Application of IFRS® 15, Revenue from Contracts with Customers became mandatory for annual reporting periods beginning on or after 1 January 2018. For many entities, such as those in the retail trade, the introduction of IFRS 15 has had little effect on how revenue is accounted for. However, some industry sectors have felt a much greater impact. For example, the amount and timing of revenue for entities that deal primarily in contracts with multiple performance obligations (eg telecommunication companies) and those that deal with contracts that span multiple periods (eg construction companies) may be significantly different than in the past.
IFRS 15 is a complex standard and since its introduction, the FR examining team at ACCA has become aware of some confusion regarding the accounting treatment of certain elements of IFRS 15. In particular, how to account for contract assets and contract liabilities
IFRS 15 includes the following definitions:
|An entity’s right to consideration in exchange for goods or services that the entity has transferred to a customer when that right is conditioned on something other than the passage of time (for example, the entity’s future performance).
|An entity’s obligation to transfer goods or services to a customer for which the entity has received consideration (or the amount is due) from the customer.
In simple terms, this means that a contract asset arises when an entity has done work for a customer that has been recognised as revenue to date but has not yet issued an invoice or received payment for that work.

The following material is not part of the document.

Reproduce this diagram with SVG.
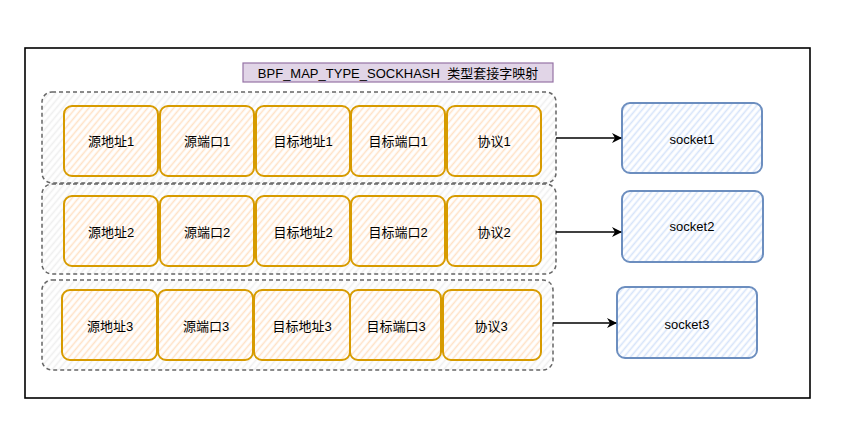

A contract liability arises when an entity has invoiced the customer or received payment from them but has not yet done the work and the invoices and/or payments exceed the revenue recognised to date.
Although IFRS 15 uses the terms ‘contract asset’ and ‘contract liability’, these might also be referred to using different terminology such as ‘accrued income’ and ‘deferred income’ respectively. Whatever terminology is used, entities must make sure that they are accounted for as being distinct from trade receivables which will arise when an invoice has been issued.

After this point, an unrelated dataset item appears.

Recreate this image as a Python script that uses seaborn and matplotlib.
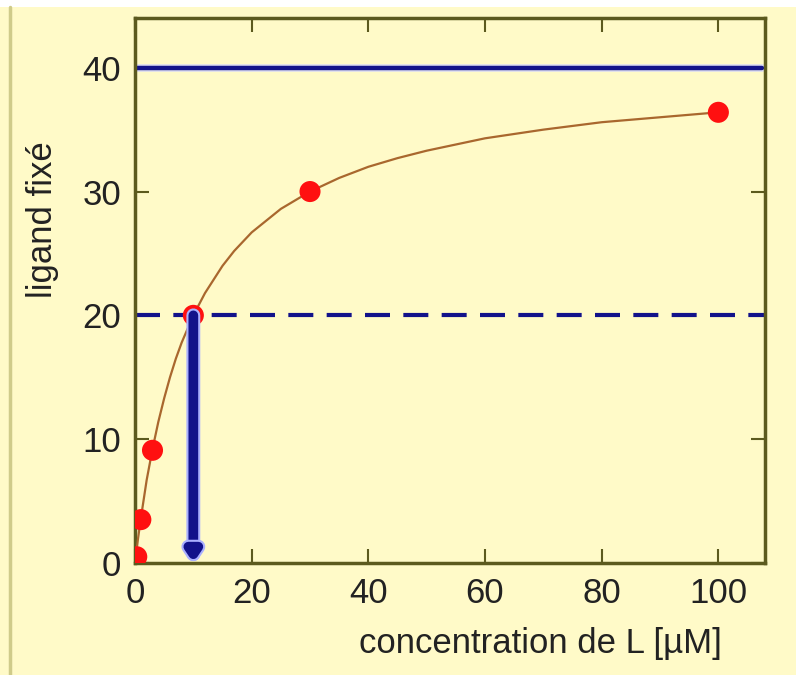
import matplotlib
matplotlib.use("Agg")
import matplotlib.pyplot as plt
import matplotlib.patheffects as pe
import seaborn as sns
import pandas as pd

# measured points (concentration of L in uM, bound ligand)
conc_pts = [0.3, 1.0, 3.0, 10.0, 30.0, 100.0]
bound_pts = [0.5, 3.5, 9.1, 20.0, 30.0, 36.4]

# smooth saturation curve
conc_curve = [0, 0.5, 1, 2, 3, 4, 5, 6, 7, 8, 10, 12, 15, 17, 20, 25, 30, 35, 40,
              45, 50, 60, 70, 80, 90, 100]
bound_curve = [0, 1.9, 3.6, 6.7, 9.2, 11.4, 13.3, 15.0, 16.5, 17.8, 20.0, 21.8,
               24.0, 25.2, 26.7, 28.6, 30.0, 31.1, 32.0, 32.7, 33.3, 34.3, 35.0,
               35.6, 36.0, 36.4]

bmax = 40   # saturation level
half = 20   # half saturation
kd = 10     # concentration at half saturation

x_ticks = [0, 20, 40, 60, 80, 100]
y_ticks = [0, 10, 20, 30, 40]

bg = "#fffac8"
frame = "#5c5a1e"
navy = "#12128a"

sns.set_theme(style="ticks")
plt.rcParams['font.family'] = ['Liberation Sans', 'DejaVu Sans']

fig = plt.figure(figsize=(7.96, 6.75), dpi=100, facecolor=bg)
ax = fig.add_axes([0.1696, 0.166, 0.7915, 0.807])
ax.set_facecolor(bg)

df_curve = pd.DataFrame({"L": conc_curve, "B": bound_curve})
df_pts = pd.DataFrame({"L": conc_pts, "B": bound_pts})

ax.axhline(bmax, xmin=0, xmax=0.995, color=navy, lw=3.2, zorder=2,
           path_effects=[pe.Stroke(linewidth=5.5, foreground="#dcdcf0"), pe.Normal()])
ax.axhline(half, color=navy, lw=3.0, dashes=(6, 3.2), zorder=2)

sns.lineplot(data=df_curve, x="L", y="B", ax=ax, color="#a9672e", lw=1.6, zorder=3)
sns.scatterplot(data=df_pts, x="L", y="B", ax=ax, color="#ff1010", s=230,
                edgecolor="none", zorder=4)

ax.annotate("", xy=(kd, 0), xytext=(kd, half),
            arrowprops=dict(arrowstyle="-|>,head_length=0.45,head_width=0.3",
                            color=navy, lw=7, shrinkA=0, shrinkB=0,
                            path_effects=[pe.Stroke(linewidth=10, foreground="#aab0ff"),
                                          pe.Normal()]),
            zorder=5)

ax.set_xlim(0, 108)
ax.set_ylim(0, 44)
ax.set_xticks(x_ticks)
ax.set_yticks(y_ticks)
ax.tick_params(direction="in", length=10, width=1.5, color=frame,
               top=True, right=True, labelsize=25, labelcolor="#222222", pad=10)

for s in ax.spines.values():
    s.set_color(frame)
    s.set_linewidth(2.5)

ax.set_xlabel("concentration de L [µM]", fontsize=25, color="#222222")
ax.xaxis.set_label_coords(0.644, -0.118)
ax.set_ylabel("ligand fixé", fontsize=25, color="#222222")
ax.yaxis.set_label_coords(-0.12, 0.63)

# thin frame line on the left of the picture and white strip on top
fig.add_artist(plt.Line2D([0.013, 0.013], [0, 0.99], color="#cfcb8a", lw=2.5))
fig.add_artist(plt.Rectangle((0, 0.99), 1, 0.01, color="white", lw=0))

fig.savefig("out.png", dpi=100, facecolor=bg)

ACCA are aware that some candidates and learning providers are still using the accounting requirements of IAS® 11, Construction Contracts rather than the requirements of IFRS 15 when calculating contract assets and contract liabilities. IAS 11 is one of the accounting standards that was superseded by the introduction of IFRS 15.
Calculating the contract asset or contract liability under IFRS 15 is very straight forward. It is simply:
Revenue recognised to date
Less: Amounts invoiced to date
For contracts where performance obligations are satisfied over a period of time, the stage of completion is required to calculate how much revenue should be recognised to date. However, there is no requirement to calculate the estimated profit/loss on the contract (except to the extent of determining whether the contract is onerous).
For the purposes of the FR exam, any costs incurred to fulfil a contract with a customer should be expensed to the statement of profit or loss as they are incurred. This simplification assumes that all costs incurred to date have been incurred in meeting performance obligations in the current year and that they do not relate to future performance obligations. Costs incurred in the current year but relating to future performance obligations would be recognised as a contract asset but are not examined in FR.
Costs falling under the scope of another standard (eg plant and equipment purchased and used for the purposes of a contract – IAS 16) may be examined and should be accounted for under the relevant standard (ie capitalise and depreciate the asset used for the purposes of a contract – the depreciation charge being an allowable costs of contract).
The calculation of the contract asset under IFRS 15 outlined above is the technically correct one and the FR examining team will only accept this approach.